For the cheesecake filling:
227g of cream cheese (8 ounces)
48g of caster sugar (1/4 cup)
1 medium free range egg

You will also need:
110g of orange, lemon and ginger marmalade
60g of chopped toasted walnuts (1/2 cup)

Preheat the oven to 180*C/350*F/ gas mark 4.  Butter a nine inch spring form pan really well.  Set aside.
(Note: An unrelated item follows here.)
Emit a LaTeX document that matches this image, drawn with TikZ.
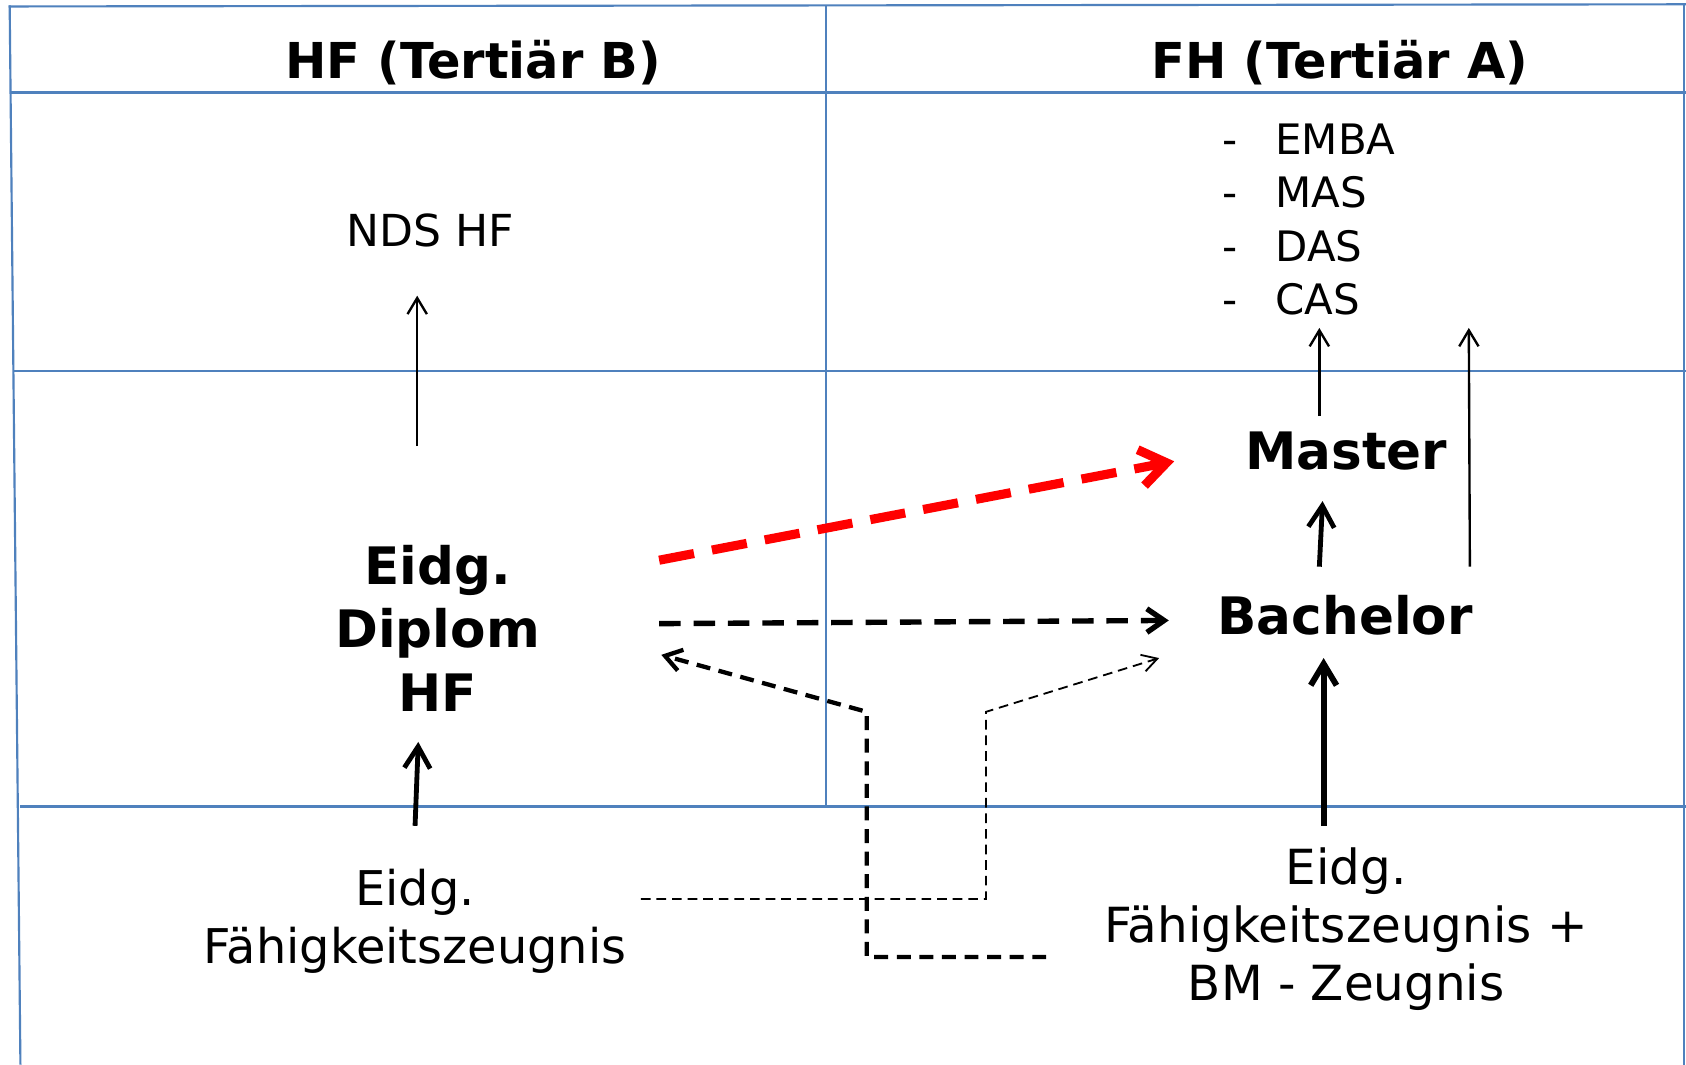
\documentclass[tikz,border=0pt]{standalone}
\usepackage{fontspec}
\setmainfont{DejaVu Sans}
\usetikzlibrary{arrows.meta}
\definecolor{gridblue}{HTML}{4F81BD}
\definecolor{arrred}{HTML}{FF0000}
\begin{document}
\begin{tikzpicture}[x=1pt,y=-1pt,
  gridline/.style={draw=gridblue,line width=2pt},
  hdr/.style={font=\fontsize{46}{52}\selectfont\bfseries,anchor=base,inner sep=0pt},
  bigbold/.style={font=\fontsize{48}{59}\selectfont\bfseries,inner sep=0pt,align=center},
  plain/.style={font=\fontsize{44.5}{54}\selectfont,inner sep=0pt,align=center},
  thinarr/.style={line width=2.2pt,-{Straight Barb[length=15pt,width=18pt]}},
  thickarr/.style={line width=5pt,-{Straight Barb[length=20pt,width=24pt]}},
  redarr/.style={draw=arrred,line width=8.5pt,dash pattern=on 33pt off 17pt,-{Straight Barb[length=24pt,width=34pt]}},
  blackdash/.style={line width=5pt,dash pattern=on 20pt off 12pt,-{Straight Barb[length=16pt,width=22pt]}},
  middash/.style={line width=4pt,dash pattern=on 13pt off 8pt,-{Straight Barb[length=15pt,width=20pt]}},
  finedash/.style={line width=1.7pt,dash pattern=on 9pt off 5.5pt,-{Straight Barb[length=14pt,width=16pt]}}
]
\useasboundingbox (0,0) rectangle (1568,990);
\fill[white] (0,0) rectangle (1568,990);

% grid
\draw[gridline] (8,6) -- (1568,4);
\draw[gridline] (9,5) -- (19,990);
\draw[gridline] (10,86) -- (1568,86);
\draw[gridline] (13,345) -- (1568,345);
\draw[gridline] (19,750) -- (1568,750);
\draw[gridline] (768,5) -- (768,750);
\draw[gridline] (1566,4) -- (1566,990);

% texts
\node[hdr] (hf) at (440,73) {HF (Tertiär B)};
\node[hdr] (fh) at (1246,73) {FH (Tertiär A)};
\node[font=\fontsize{41}{49}\selectfont,anchor=base,inner sep=0pt] (nds) at (400,229) {NDS HF};
\node[font=\fontsize{39}{49.5}\selectfont,anchor=north west,inner sep=0pt] (list) at (1137,109)
  {\begin{tabular}{@{}p{49pt}@{}l@{}}-&EMBA\\-&MAS\\-&DAS\\-&CAS\end{tabular}};
\node[bigbold,anchor=base] (master) at (1252,437) {Master};
\node[bigbold,anchor=base] (bachelor) at (1251,590) {Bachelor};
\node[bigbold] (diplom) at (407,584) {Eidg.\\Diplom\\HF};
\node[plain] (efz) at (386,857) {Eidg.\\Fähigkeitszeugnis};
\node[plain,font=\fontsize{45}{54}\selectfont] (efzbm) at (1252,864) {Eidg.\\Fähigkeitszeugnis +\\BM - Zeugnis};

% connector end points
\coordinate (ndsA) at (388,415);   \coordinate (ndsB) at (388,275);
\coordinate (dipA) at (386,768);   \coordinate (dipB) at (389,690);
\coordinate (casA) at (1227,387);  \coordinate (casB) at (1227,305);
\coordinate (rgtA) at (1367,527);  \coordinate (rgtB) at (1366,305);
\coordinate (baA) at (1227,527);   \coordinate (baB) at (1230,466);
\coordinate (bmA) at (1231,768);   \coordinate (bmB) at (1231,612);
\coordinate (redA) at (613,521);   \coordinate (redB) at (1092,429);
\coordinate (hzA) at (613,580);    \coordinate (hzB) at (1087,577);
\coordinate (mdA) at (973,890);    \coordinate (mdC1) at (806,890); \coordinate (mdC2) at (806,662); \coordinate (mdB) at (615,609);
\coordinate (fdA) at (596,836);    \coordinate (fdC1) at (917,836); \coordinate (fdC2) at (917,662); \coordinate (fdB) at (1078,612);

% connectors
\draw[thinarr] (ndsA) -- (ndsB);
\draw[thickarr,line width=4.5pt] (dipA) -- (dipB);
\draw[thinarr] (casA) -- (casB);
\draw[thinarr] (rgtA) -- (rgtB);
\draw[thickarr,line width=4.5pt] (baA) -- (baB);
\draw[thickarr,line width=5.5pt] (bmA) -- (bmB);
\draw[redarr] (redA) -- (redB);
\draw[blackdash] (hzA) -- (hzB);
\draw[middash] (mdA) -- (mdC1) -- (mdC2) -- (mdB);
\draw[finedash] (fdA) -- (fdC1) -- (fdC2) -- (fdB);
\end{tikzpicture}
\end{document}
Stir the flour, mixed spice and sugar for the base together in a bowl.  Drop in the butter and then rub it in until the mixture resembles coarse crumbs.  Reserve  170g (1 cup) of it and set it  aside.  To the remainder of the flour mixture, stir in the baking powder, soda and salt.   Stir together the yogurt, egg and vanilla.  Stir this into the flour mixture.  Spread this batter in the springform pan, covering the bottom and  2 inches up the sides of the pan.  Set aside.

Whisk together the cream cheese, sugar and egg for the filling until smooth.  Pour this into the cake base.    Whisk the marmalade with a fork to loosen it up.  Carefully spoon this over the cheese mixture.  Stir the chopped toasted walnuts into the reserved crumb mixture.  Spoon this over top of the marmalade to cover.

Bake in the preheated oven for 45 to 55 minutes, or until the cheese fillins is set and the crust is a deep golden brown colour.   Allow to stand for fifteen minutes.  Allow to cool to room temperature before serving.  Cut into wedges to serve.  

Store any leftovers in the refrigerator

Optional Glaze:
65g of icing sugar, sifted into a bowl (1/2 cup)
1 tsp softened butter
1 TBS of lemon juice (you may not need it all)

Whisk together until smooth, only adding enough lemon juice to give you a good drizzle consistency.  Drizzle this haphazardly over top of the cake.

Alternately you can dust with icing sugar, or just leave as is.  It's up to you.